Districts begin to teach students about social media

Posted on Thursday, 1/23/2014 8:21 PM
 

From Ohio to New York, districts have begun imposing guidelines on the use of social media in the classroom. With more educators and school systems embracing these websites in their teachings, district officials have noted the importance of educating children about the professional use of these sites.   

As more students become increasingly familiar with these popular sites for personal use, few know how to utilize them in both the educational and professional worlds. Students may not be aware of the digital footprint they create, one that may haunt them as they move forward after graduation. Teaching students to properly handle and post on these sites is crucial for their success not only in the classroom, but in the real world as well.

Kathy Cook, the University of Phoenix's director of educational technology, told U.S. News & World Report that social media had the potential to unlock an array of opportunities for students, including the ability to connect with students from around the globe in a virtual classroom, famous authors and industry experts. Learning how to responsibly interact with other individuals on the Internet is an important part of their education.

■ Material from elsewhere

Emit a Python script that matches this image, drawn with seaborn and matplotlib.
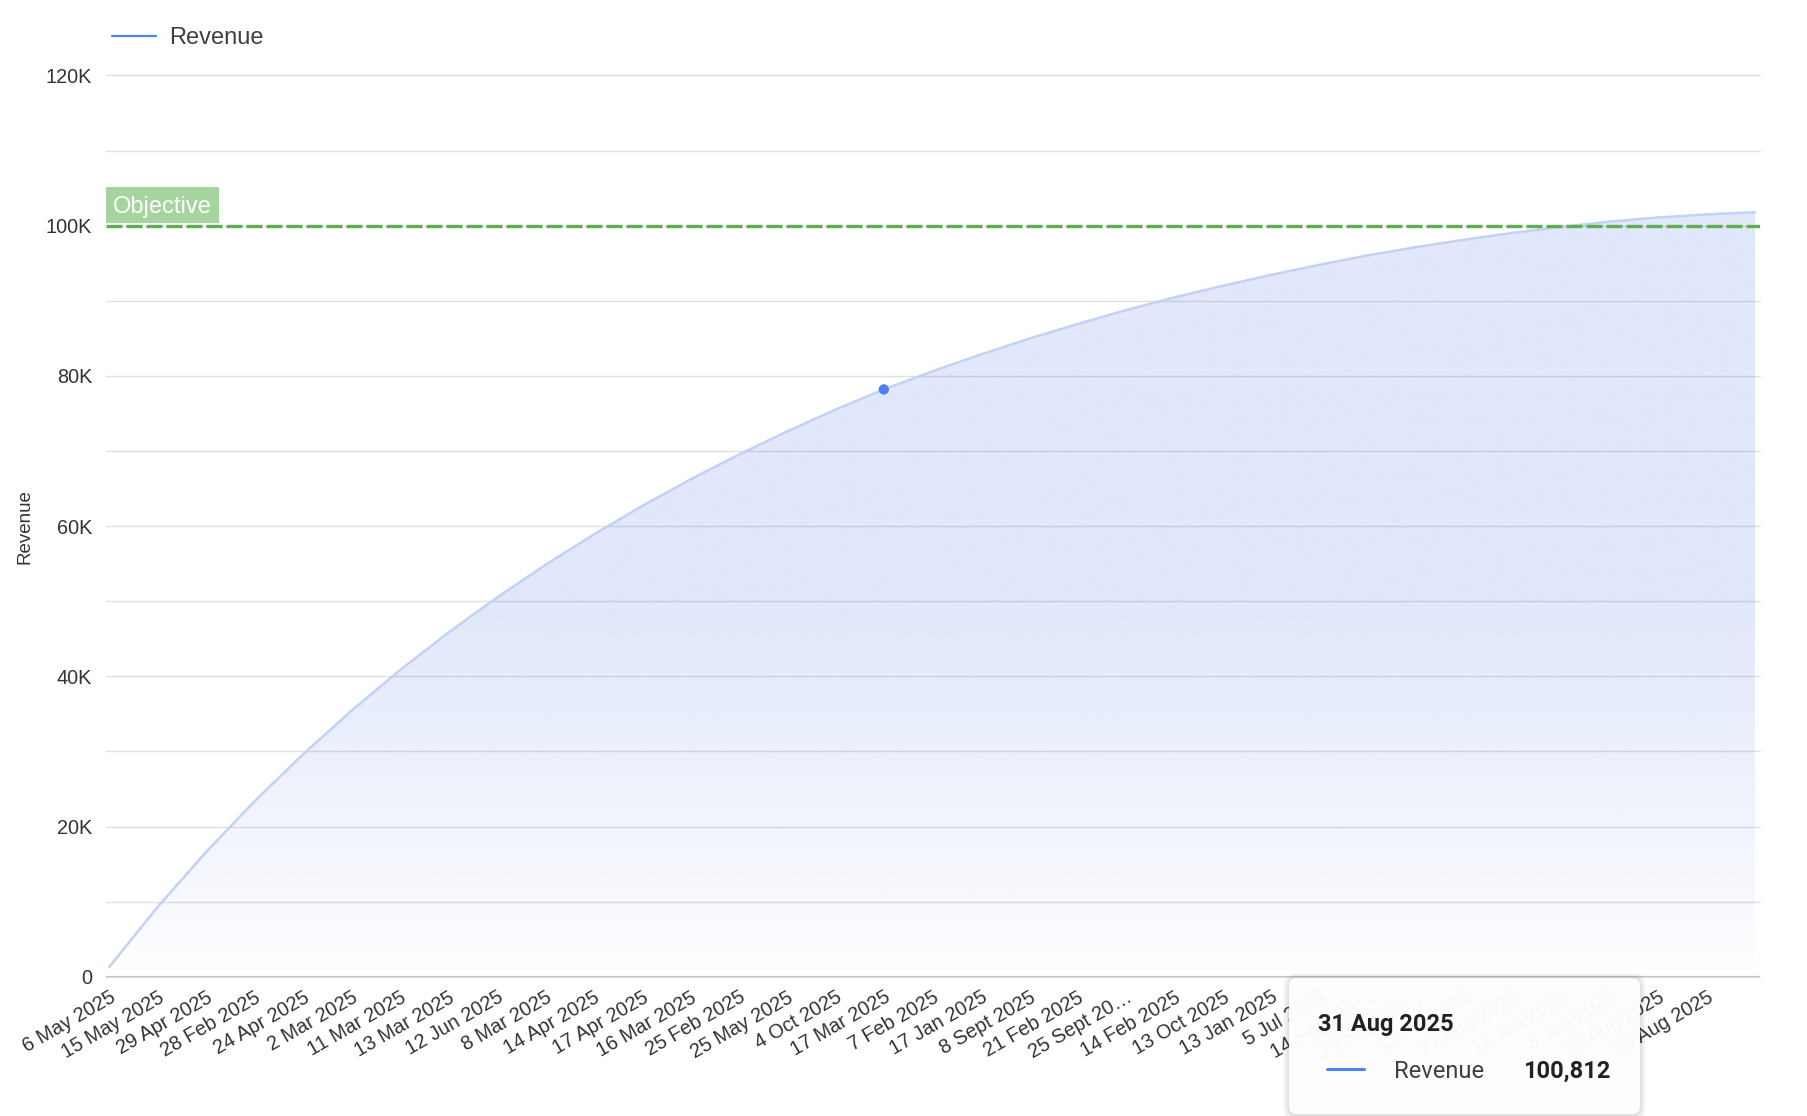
import numpy as np
import pandas as pd
import matplotlib
matplotlib.use("Agg")
import matplotlib.pyplot as plt
import seaborn as sns
from matplotlib.patches import Rectangle, FancyBboxPatch
from matplotlib.lines import Line2D
from matplotlib.transforms import IdentityTransform
from matplotlib.colors import to_rgb

# ---------------- data ----------------
tick_labels = [
    "6 May 2025", "15 May 2025", "29 Apr 2025", "28 Feb 2025", "24 Apr 2025",
    "2 Mar 2025", "11 Mar 2025", "13 Mar 2025", "12 Jun 2025", "8 Mar 2025",
    "14 Apr 2025", "17 Apr 2025", "16 Mar 2025", "25 Feb 2025", "25 May 2025",
    "4 Oct 2025", "17 Mar 2025", "7 Feb 2025", "17 Jan 2025", "8 Sept 2025",
    "21 Feb 2025", "25 Sept 20…", "14 Feb 2025", "13 Oct 2025", "13 Jan 2025",
    "5 Jul 2025", "14 Sept 20…", "15 Sept 20…", "16 Jul 2025", "27 Aug 2025",
    "11 Jan 2025", "3 Jan 2025", "23 Aug 2025", "30 Aug 2025",
]
revenue = [
    1300, 9300, 16600, 23350, 29600, 35400, 40800, 45800, 50450, 54800,
    58850, 62650, 66200, 69500, 72600, 75500, 78200, 80600, 82850, 84950,
    86900, 88750, 90450, 92000, 93450, 94800, 96050, 97150, 98150, 99050,
    99850, 100550, 101100, 101500, 101800,
]
y_ticks = [0, 20000, 40000, 60000, 80000, 100000, 120000]
y_tick_labels = ["0", "20K", "40K", "60K", "80K", "100K", "120K"]
y_grid = [10000, 30000, 50000, 70000, 90000, 110000]
objective = 100000
objective_label = "Objective"
series_name = "Revenue"
highlight_index = 16
tooltip_date = "31 Aug 2025"
tooltip_value = "100,812"

# ---------------- style ----------------
sns.set_style("white")
plt.rcParams["font.family"] = ["Liberation Sans", "DejaVu Sans"]

W, H = 1808, 1116
fig = plt.figure(figsize=(W / 100, H / 100), dpi=100)
fig.patch.set_facecolor("white")


def fx(px):
    return px / W


def fy(py):
    return 1 - py / H


ax_left, ax_right, ax_top, ax_bottom = 106, 1760, 75.5, 976.7
ax = fig.add_axes([fx(ax_left), fy(ax_bottom), (ax_right - ax_left) / W,
                   (ax_bottom - ax_top) / H])

n = len(revenue)
df = pd.DataFrame({"idx": np.arange(n), series_name: revenue})

# gradient area fill
poly = ax.fill_between(df["idx"], 0, df[series_name], facecolor="none",
                       edgecolor="none")
gy = np.linspace(0, 1, 512)
alpha = np.clip(gy * max(revenue) / 50000.0, 0, 1) ** 0.9
rgba = np.zeros((512, 1, 4))
rgba[..., :3] = to_rgb("#e1e8fb")
rgba[..., 3] = alpha[:, None]
im = ax.imshow(rgba, extent=[0, n - 1, 0, max(revenue)], origin="lower",
               aspect="auto", interpolation="bilinear", zorder=1)
im.set_clip_path(poly.get_paths()[0], transform=ax.transData)

sns.lineplot(data=df, x="idx", y=series_name, ax=ax, color="#c2d2f6",
             linewidth=1.8, zorder=3, legend=False)
sns.scatterplot(x=[highlight_index], y=[revenue[highlight_index]], ax=ax,
                s=55, color="#4a7fef", edgecolor="none", zorder=6, legend=False)

ax.set_xlim(-0.068, n - 1 + 0.1)
ax.set_ylim(0, 120000)

# axes / ticks
ax.set_yticks(y_ticks)
ax.set_yticklabels(y_tick_labels)
ax.set_yticks(y_grid, minor=True)
ax.set_xticks(range(len(tick_labels)))
ax.set_xticklabels(tick_labels, rotation=30, ha="right", rotation_mode="anchor")
ax.tick_params(axis="both", which="both", length=0, labelsize=14.3,
               labelcolor="#333333")
ax.tick_params(axis="y", pad=10)
ax.tick_params(axis="x", pad=8)
ax.set_axisbelow(False)
ax.grid(axis="y", which="both", color="#000000", alpha=0.12, linewidth=1)
ax.grid(axis="x", visible=False)
for t in (ax.yaxis.get_major_ticks(len(y_ticks))
          + ax.yaxis.get_minor_ticks(len(y_grid))):
    t.gridline.set_clip_on(False)
sns.despine(ax=ax, left=True, top=True, right=True, bottom=True)
ax.axhline(0, color="#c2c2c2", linewidth=1.6, zorder=4)
ax.set_xlabel("")
ax.set_ylabel(series_name, fontsize=13.5, color="#333333")
ax.yaxis.set_label_coords(-0.0438, 0.5)

# objective line + label
ax.axhline(objective, color="#5fae52", linewidth=2.4, dashes=(4.8, 1.2),
           zorder=5)
ytr = ax.get_yaxis_transform()
ax.add_patch(Rectangle((0, objective + 360), 0.0683, 4790, transform=ytr,
                       facecolor="#a6d49e", edgecolor="none", zorder=5,
                       clip_on=False))
ax.text(0.0042, objective + 1690, objective_label, transform=ytr, ha="left",
        va="baseline", fontsize=17, color="white", zorder=6)

# legend (top-left)
fig.add_artist(Line2D([fx(112), fx(156)], [fy(35.7), fy(35.7)],
                      transform=fig.transFigure, color="#4e84ee", linewidth=1.6))
fig.text(fx(169), fy(44.2), series_name, fontsize=17, color="#3c4043",
         va="baseline", ha="left")

# tooltip
tx0, tx1, ttop, tbot = 1289, 1640, 978, 1114
for k in range(1, 7):
    fig.add_artist(FancyBboxPatch(
        (tx0 - k, H - tbot - k - 1), (tx1 - tx0) + 2 * k, (tbot - ttop) + 2 * k,
        boxstyle=f"round,pad=0,rounding_size={8 + k}",
        transform=IdentityTransform(), facecolor=(0, 0, 0, 0.018),
        edgecolor="none", zorder=9))
fig.add_artist(FancyBboxPatch(
    (tx0, H - tbot), tx1 - tx0, tbot - ttop,
    boxstyle="round,pad=0,rounding_size=8", transform=IdentityTransform(),
    facecolor=(1, 1, 1, 0.97), edgecolor="none", zorder=10))
fig.text(fx(1318), fy(1031), tooltip_date, fontfamily=["Roboto", "DejaVu Sans"],
         fontweight="bold", fontsize=17, color="#202124", va="baseline",
         ha="left", zorder=11)
fig.add_artist(Line2D([fx(1327), fx(1364)], [fy(1069), fy(1069)],
                      transform=fig.transFigure, color="#4e84ee", linewidth=2.2,
                      zorder=11))
fig.text(fx(1394), fy(1078), series_name, fontfamily=["Roboto", "DejaVu Sans"],
         fontsize=17, color="#3c4043", va="baseline", ha="left", zorder=11)
fig.text(fx(1610), fy(1078), tooltip_value, fontfamily=["Roboto", "DejaVu Sans"],
         fontweight="bold", fontsize=17, color="#202124", va="baseline",
         ha="right", zorder=11)

fig.savefig("out.png", dpi=100, facecolor="white")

Ohio classroom invests in new program
One of the first states to invest in this type of social media education is Ohio, where a Cincinnati school implemented an education course to teach children about major online issues. McAuley High School school nurse Peggy Hock was the pioneer of this program, which tells children of the dangers of cyberbullying, the importance of their posts and how to properly navigate privacy settings.

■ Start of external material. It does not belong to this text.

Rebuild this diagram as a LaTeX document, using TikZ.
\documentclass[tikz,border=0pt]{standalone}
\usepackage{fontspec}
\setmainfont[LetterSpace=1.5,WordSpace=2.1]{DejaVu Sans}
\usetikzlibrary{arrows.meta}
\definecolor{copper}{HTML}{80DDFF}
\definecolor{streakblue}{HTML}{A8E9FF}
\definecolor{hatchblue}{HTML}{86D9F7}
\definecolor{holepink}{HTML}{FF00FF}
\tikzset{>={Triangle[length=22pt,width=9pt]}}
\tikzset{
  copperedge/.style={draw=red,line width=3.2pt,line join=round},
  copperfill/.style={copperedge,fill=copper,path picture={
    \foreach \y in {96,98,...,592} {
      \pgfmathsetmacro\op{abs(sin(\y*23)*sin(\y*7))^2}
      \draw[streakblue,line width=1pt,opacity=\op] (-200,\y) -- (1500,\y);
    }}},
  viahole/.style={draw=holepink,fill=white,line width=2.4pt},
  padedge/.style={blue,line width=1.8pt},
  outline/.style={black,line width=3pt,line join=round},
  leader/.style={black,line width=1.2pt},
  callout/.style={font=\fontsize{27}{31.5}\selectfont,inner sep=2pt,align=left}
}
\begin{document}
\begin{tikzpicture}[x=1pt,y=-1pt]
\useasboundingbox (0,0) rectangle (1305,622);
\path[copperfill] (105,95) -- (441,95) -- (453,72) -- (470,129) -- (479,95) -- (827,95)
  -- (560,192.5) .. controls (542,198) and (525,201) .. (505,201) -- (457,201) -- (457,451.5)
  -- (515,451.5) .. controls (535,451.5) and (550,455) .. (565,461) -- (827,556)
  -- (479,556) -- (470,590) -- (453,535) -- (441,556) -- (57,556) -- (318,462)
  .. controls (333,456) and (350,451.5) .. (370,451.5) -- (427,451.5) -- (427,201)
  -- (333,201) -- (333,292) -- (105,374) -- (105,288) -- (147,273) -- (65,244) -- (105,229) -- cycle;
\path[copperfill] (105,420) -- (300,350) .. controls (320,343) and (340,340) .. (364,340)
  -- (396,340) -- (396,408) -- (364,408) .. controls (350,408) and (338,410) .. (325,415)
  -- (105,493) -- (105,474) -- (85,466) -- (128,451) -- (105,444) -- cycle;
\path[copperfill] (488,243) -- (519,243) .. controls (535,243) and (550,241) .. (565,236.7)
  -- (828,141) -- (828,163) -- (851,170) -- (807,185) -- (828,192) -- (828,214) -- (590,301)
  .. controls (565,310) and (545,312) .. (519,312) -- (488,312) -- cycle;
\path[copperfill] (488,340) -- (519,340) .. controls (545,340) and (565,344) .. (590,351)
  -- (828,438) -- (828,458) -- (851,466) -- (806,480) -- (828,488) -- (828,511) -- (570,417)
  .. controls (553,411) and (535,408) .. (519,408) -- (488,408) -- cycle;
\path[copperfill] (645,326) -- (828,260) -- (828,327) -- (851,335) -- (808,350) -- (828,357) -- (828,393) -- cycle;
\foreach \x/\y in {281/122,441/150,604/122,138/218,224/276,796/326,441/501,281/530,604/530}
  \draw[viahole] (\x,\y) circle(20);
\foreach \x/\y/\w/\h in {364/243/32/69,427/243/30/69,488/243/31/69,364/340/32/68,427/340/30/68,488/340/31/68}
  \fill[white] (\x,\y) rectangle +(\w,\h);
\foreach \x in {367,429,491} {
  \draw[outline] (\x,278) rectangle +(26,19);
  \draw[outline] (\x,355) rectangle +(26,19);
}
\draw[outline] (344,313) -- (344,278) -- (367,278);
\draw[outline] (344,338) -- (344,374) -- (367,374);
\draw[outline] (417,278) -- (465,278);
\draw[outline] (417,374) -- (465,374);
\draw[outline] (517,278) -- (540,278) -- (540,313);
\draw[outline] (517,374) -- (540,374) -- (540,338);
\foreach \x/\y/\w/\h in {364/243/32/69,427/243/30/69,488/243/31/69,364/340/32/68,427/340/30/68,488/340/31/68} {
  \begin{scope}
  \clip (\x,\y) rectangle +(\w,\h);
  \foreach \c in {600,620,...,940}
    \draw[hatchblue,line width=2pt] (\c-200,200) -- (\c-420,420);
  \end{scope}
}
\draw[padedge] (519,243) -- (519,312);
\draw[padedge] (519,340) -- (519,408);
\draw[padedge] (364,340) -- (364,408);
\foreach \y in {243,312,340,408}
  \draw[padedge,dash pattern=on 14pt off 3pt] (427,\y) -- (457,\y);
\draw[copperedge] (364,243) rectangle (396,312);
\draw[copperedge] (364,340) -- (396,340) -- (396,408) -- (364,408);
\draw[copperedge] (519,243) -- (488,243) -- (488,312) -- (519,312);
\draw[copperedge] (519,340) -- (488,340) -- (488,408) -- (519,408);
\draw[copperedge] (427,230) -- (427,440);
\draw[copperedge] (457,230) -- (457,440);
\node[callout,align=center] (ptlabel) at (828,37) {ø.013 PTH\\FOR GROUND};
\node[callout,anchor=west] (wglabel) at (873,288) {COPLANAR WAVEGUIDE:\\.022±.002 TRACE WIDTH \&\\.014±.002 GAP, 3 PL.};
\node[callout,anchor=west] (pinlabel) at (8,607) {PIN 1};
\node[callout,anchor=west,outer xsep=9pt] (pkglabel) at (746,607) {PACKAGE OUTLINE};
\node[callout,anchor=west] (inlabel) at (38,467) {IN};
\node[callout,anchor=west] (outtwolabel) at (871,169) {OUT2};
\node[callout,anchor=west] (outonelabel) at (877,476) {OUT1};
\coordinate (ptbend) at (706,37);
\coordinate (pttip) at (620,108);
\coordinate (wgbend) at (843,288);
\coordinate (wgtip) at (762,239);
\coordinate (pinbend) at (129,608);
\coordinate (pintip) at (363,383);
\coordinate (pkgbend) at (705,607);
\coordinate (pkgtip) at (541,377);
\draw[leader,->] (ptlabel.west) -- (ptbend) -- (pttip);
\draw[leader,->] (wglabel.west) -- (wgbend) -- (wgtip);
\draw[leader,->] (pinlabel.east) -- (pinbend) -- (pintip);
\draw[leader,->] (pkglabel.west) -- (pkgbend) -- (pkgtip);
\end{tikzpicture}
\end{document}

"We feel it is important to teach our students how to become responsible digital citizens," Hock told WCPO Cincinnati. "We want them to use social media in a way that positively affects their lives both now and forever."

One of the most important aspects of the course revolved around the ever-growing issue of cyberbullying, which according to a 2011 Pew Research Study, 88 percent of online students reported witnessing. 

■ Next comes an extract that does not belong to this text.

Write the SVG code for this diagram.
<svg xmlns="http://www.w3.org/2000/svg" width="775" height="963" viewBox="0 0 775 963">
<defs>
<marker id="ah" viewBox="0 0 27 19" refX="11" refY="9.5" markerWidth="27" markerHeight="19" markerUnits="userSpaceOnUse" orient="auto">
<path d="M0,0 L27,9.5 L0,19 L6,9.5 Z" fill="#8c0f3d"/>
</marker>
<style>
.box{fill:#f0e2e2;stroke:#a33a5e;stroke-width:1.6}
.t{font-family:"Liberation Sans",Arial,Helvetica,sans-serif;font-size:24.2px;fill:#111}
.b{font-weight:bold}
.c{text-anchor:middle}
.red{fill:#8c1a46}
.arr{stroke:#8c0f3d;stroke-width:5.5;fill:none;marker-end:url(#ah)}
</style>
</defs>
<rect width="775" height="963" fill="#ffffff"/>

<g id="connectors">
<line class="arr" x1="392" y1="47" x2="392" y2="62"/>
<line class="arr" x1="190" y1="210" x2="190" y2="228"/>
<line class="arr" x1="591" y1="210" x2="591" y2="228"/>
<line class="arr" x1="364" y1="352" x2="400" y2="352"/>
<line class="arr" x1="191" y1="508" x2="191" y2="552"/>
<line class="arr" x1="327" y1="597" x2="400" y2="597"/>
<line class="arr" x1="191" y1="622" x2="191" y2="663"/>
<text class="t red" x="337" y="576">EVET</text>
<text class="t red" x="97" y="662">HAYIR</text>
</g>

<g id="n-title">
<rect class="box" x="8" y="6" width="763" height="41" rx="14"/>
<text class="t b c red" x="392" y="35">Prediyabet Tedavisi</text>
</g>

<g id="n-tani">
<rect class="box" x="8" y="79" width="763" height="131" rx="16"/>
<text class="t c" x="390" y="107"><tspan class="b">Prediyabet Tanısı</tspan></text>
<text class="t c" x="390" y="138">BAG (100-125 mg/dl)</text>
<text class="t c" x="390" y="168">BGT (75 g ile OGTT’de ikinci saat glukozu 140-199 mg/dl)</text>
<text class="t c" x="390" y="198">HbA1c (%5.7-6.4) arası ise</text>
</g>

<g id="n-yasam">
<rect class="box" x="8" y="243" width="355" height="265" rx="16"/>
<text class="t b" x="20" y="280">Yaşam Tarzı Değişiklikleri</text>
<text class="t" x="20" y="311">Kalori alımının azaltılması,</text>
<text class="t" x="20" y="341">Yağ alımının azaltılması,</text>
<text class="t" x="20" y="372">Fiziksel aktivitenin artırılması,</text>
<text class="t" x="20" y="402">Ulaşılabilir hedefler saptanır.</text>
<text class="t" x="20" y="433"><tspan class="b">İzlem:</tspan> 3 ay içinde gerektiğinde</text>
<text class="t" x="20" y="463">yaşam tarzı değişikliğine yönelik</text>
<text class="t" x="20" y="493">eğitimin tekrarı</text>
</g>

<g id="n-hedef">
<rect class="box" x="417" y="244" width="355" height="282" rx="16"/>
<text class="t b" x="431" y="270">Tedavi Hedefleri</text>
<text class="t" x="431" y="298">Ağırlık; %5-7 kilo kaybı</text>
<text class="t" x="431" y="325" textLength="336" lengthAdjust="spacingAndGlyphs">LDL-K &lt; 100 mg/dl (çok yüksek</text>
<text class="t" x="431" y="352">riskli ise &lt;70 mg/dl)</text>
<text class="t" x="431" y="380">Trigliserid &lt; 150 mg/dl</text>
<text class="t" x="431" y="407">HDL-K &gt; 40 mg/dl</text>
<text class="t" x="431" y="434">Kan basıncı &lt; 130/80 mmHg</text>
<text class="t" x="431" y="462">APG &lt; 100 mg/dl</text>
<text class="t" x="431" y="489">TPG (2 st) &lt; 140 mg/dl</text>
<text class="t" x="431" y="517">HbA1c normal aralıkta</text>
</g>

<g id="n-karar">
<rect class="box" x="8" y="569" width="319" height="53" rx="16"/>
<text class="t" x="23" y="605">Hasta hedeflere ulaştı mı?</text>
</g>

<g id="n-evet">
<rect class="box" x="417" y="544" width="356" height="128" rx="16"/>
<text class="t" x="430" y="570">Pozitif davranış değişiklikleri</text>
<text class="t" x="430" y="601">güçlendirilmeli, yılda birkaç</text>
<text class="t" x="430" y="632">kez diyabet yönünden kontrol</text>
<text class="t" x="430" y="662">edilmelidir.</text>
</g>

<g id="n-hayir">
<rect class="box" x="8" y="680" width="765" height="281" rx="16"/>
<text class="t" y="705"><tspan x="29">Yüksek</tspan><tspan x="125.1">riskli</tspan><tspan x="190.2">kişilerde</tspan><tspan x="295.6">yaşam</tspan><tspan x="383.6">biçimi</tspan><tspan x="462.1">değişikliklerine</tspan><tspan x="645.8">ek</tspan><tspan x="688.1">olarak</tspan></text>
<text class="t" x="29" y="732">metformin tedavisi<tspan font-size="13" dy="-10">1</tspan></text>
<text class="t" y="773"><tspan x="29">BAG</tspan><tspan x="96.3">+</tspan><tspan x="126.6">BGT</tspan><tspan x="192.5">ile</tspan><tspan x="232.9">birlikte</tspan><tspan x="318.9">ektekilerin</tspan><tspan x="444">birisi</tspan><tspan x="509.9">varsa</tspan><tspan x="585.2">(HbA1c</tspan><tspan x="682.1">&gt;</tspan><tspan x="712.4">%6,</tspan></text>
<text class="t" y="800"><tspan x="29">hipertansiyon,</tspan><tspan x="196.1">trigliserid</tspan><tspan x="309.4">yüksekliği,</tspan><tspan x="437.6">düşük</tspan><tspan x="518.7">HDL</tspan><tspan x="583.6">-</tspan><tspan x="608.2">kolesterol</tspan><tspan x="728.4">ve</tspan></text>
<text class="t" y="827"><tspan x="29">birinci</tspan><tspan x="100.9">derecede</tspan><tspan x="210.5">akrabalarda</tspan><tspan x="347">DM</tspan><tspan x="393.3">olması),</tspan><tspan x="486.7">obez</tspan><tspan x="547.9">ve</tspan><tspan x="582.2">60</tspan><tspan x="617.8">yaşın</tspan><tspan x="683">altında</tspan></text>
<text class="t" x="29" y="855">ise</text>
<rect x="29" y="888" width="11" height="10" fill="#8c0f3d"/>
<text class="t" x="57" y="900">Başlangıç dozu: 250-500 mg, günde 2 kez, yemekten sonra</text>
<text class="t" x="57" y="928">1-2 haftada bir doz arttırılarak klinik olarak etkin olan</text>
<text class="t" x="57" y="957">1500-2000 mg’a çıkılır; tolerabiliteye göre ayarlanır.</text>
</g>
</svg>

New York Department of Education creates guidelines
The New York Department of Education recently released a set of guidelines for all students within the system to follow. The handbook stresses the importance of personal imaging on the Internet. With step-by-step guides, it walks students through the process of creating a professional profile that cannot harm students later in their careers. One of the main questions it reminds readers of is, "Would you share that with your mom?"